TASK BRIEF :: Pictures must not be retyped. Return exactly the lines from the one with "Write a Python" through the one with "import pandas as pd", both included, and no others.

RECORDS TO PROCESS ::
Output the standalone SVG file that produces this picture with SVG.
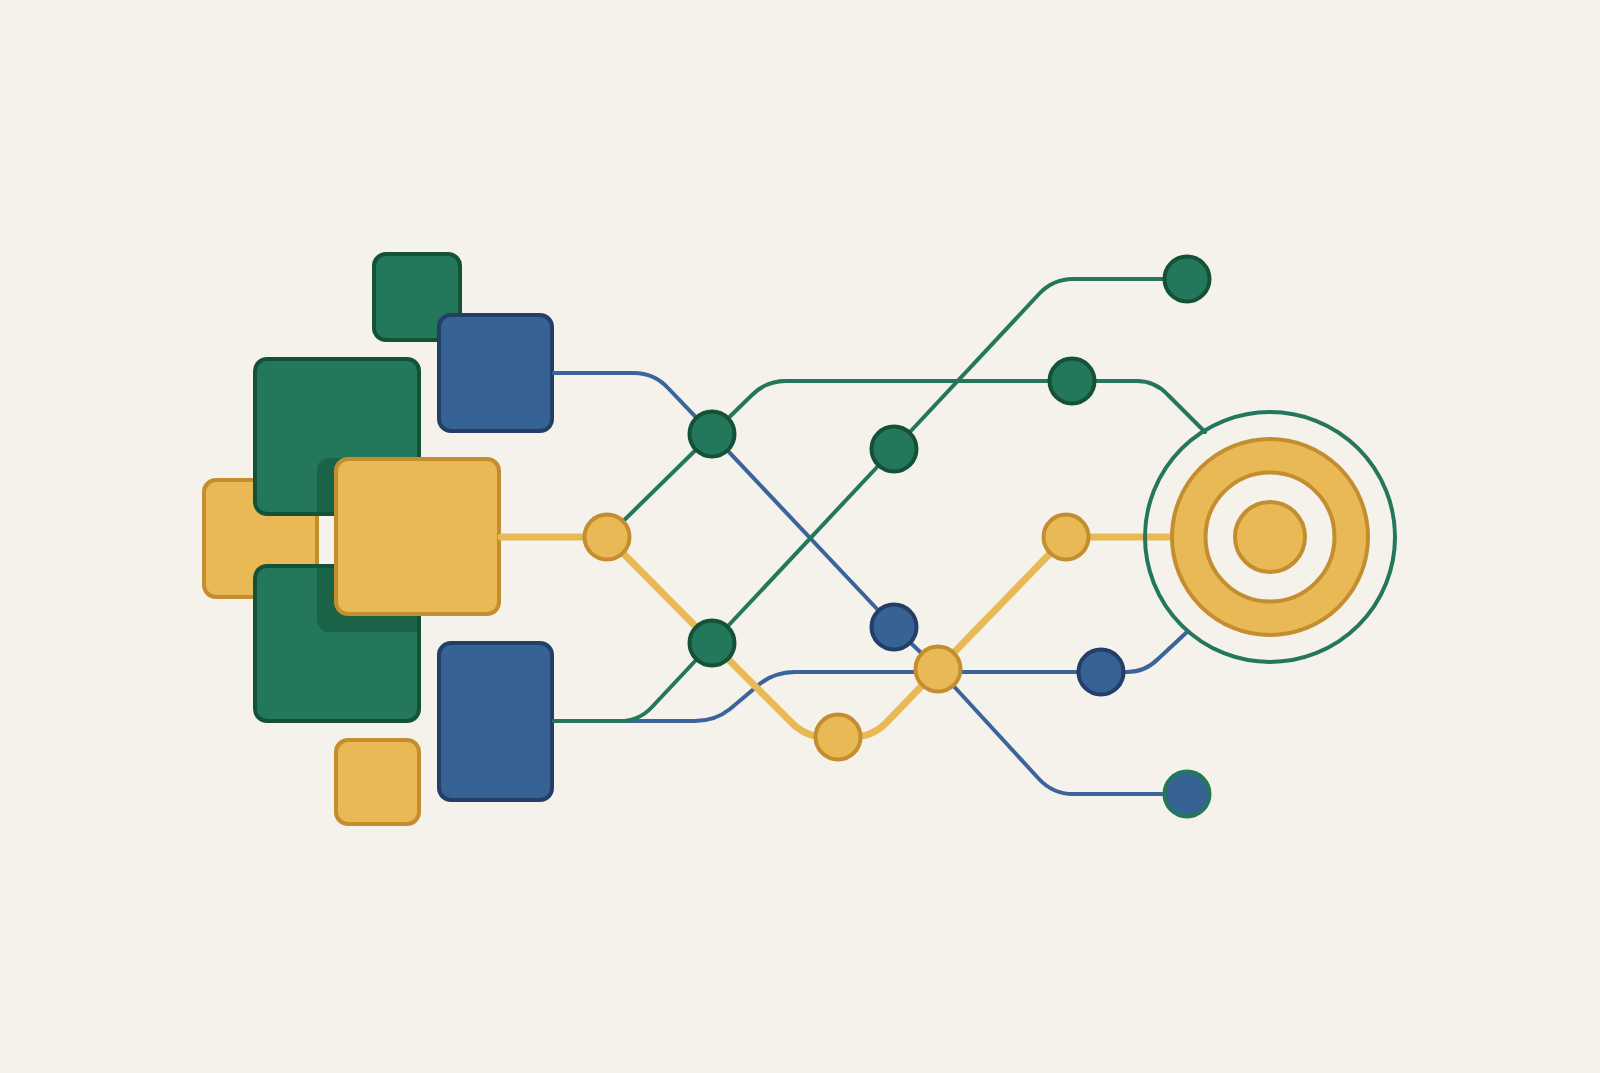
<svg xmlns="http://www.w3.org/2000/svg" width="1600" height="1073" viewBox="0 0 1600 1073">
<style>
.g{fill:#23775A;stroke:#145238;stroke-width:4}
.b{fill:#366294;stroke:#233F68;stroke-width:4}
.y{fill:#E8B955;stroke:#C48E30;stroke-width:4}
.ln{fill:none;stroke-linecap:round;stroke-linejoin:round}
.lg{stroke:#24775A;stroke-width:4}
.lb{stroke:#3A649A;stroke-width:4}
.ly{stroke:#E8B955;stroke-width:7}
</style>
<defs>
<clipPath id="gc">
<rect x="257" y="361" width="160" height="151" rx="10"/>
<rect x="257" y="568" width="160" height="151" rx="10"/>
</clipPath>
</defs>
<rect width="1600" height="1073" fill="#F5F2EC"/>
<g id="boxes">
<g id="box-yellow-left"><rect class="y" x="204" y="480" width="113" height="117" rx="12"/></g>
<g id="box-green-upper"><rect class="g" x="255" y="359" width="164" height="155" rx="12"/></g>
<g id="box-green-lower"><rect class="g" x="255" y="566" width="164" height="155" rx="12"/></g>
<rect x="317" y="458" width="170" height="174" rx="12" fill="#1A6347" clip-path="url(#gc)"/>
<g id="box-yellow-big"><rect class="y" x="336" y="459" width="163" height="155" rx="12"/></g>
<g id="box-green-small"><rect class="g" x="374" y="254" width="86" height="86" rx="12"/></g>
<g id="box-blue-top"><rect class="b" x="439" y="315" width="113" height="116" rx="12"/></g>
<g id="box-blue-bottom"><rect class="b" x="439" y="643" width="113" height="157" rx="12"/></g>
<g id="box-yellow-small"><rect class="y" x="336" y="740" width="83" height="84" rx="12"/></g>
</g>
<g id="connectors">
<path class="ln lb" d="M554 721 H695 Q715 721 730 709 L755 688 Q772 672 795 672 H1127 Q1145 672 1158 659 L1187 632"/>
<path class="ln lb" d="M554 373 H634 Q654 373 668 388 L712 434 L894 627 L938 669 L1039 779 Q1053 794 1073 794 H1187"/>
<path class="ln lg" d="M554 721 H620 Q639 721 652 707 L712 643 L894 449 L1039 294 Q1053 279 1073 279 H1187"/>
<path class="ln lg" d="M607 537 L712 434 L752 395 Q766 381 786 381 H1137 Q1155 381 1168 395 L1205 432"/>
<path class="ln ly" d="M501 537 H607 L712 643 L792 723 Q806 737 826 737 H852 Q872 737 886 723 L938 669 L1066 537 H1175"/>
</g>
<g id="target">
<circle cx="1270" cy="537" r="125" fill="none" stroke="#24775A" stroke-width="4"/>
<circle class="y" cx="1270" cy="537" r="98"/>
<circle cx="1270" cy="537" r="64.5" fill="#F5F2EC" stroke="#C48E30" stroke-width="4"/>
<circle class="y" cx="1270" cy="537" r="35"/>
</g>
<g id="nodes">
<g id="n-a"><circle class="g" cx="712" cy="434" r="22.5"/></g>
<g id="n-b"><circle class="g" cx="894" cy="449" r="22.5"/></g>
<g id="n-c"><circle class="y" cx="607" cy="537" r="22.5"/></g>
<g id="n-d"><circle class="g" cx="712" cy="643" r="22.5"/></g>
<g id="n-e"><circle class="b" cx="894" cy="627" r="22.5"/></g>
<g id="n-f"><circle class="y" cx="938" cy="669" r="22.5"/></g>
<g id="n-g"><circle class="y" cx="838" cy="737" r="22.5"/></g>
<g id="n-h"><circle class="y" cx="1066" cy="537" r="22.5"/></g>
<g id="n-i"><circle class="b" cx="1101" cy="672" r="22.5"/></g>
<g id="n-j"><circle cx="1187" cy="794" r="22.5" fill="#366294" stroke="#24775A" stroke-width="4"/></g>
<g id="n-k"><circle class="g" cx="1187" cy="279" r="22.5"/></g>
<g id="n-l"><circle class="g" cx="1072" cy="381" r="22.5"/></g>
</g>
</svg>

---

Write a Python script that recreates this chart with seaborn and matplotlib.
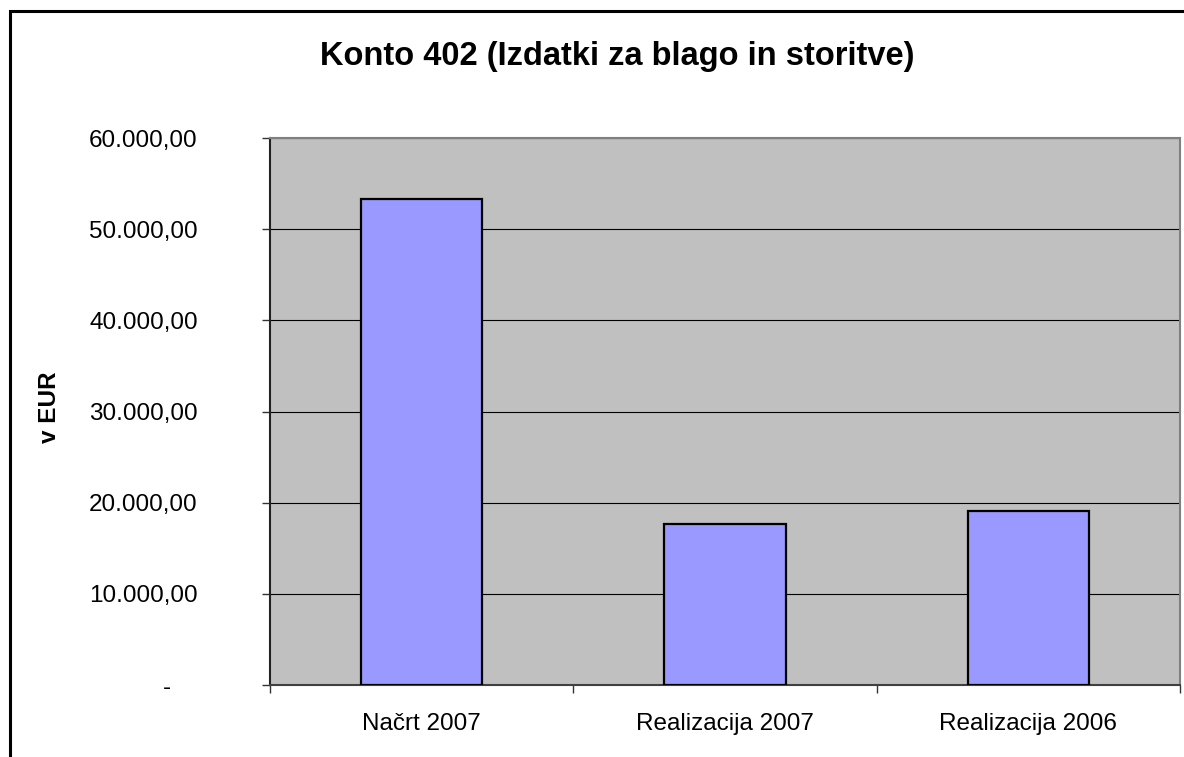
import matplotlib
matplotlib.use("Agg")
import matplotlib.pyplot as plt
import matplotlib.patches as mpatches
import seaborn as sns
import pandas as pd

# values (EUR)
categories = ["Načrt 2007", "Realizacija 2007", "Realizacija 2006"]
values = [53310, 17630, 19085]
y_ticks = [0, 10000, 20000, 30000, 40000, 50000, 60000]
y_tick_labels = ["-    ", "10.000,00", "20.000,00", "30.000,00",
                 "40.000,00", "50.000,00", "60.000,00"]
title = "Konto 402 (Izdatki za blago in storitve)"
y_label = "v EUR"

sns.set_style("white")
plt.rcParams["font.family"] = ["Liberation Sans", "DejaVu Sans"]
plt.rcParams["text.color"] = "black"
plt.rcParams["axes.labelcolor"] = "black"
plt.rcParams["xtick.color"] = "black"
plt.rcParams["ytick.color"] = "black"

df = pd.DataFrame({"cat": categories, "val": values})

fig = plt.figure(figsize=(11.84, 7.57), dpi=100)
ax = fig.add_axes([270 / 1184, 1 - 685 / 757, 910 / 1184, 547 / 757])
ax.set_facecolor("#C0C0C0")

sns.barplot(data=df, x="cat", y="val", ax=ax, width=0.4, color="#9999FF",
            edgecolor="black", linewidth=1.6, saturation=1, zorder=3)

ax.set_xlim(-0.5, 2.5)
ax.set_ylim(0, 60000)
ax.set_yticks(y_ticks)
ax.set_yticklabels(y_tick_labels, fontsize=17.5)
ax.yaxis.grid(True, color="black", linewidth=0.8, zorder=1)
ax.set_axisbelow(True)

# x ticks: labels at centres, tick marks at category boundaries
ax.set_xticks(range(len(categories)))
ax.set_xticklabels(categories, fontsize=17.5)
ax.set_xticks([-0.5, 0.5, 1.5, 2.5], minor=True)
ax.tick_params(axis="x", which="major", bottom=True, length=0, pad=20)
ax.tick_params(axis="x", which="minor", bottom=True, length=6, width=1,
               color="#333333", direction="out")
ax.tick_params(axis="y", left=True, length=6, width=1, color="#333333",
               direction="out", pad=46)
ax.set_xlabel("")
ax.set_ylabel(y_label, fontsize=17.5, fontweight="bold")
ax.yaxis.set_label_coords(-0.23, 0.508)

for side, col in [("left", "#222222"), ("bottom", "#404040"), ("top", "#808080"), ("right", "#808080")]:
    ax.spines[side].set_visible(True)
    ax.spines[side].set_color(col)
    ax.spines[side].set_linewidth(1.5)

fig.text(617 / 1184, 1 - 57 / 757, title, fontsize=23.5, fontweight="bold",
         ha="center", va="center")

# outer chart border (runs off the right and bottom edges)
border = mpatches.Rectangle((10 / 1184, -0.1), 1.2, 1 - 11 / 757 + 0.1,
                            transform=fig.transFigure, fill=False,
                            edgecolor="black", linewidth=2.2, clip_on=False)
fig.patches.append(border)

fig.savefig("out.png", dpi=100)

==

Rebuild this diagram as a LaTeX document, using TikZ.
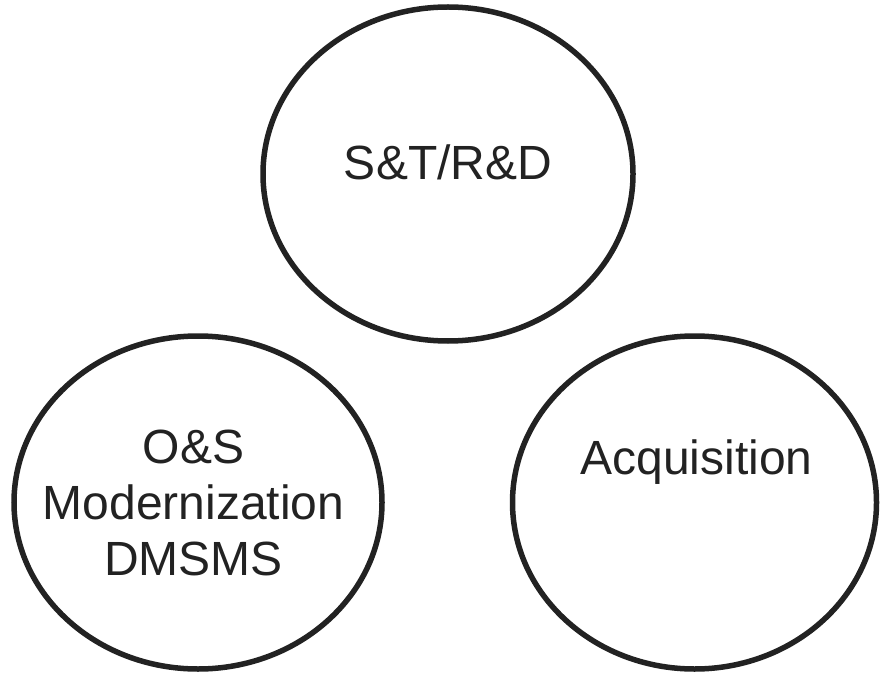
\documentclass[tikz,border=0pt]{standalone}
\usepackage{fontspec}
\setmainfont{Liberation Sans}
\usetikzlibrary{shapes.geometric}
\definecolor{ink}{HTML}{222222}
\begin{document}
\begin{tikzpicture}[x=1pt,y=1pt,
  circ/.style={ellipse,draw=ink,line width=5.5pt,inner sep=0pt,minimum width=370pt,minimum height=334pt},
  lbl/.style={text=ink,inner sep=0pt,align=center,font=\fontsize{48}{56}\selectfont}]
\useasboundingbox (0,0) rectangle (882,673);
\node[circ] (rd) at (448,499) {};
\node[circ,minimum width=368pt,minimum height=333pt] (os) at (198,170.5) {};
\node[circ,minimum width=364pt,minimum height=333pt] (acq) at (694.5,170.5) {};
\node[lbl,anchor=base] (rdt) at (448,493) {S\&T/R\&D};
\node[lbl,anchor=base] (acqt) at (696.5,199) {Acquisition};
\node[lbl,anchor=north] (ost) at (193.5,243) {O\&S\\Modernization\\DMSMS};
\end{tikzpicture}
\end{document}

IN RESPONSE ::
Write a Python script that recreates this chart with seaborn and matplotlib.
import matplotlib
matplotlib.use("Agg")
import matplotlib.pyplot as plt
import matplotlib.patches as mpatches
import seaborn as sns
import pandas as pd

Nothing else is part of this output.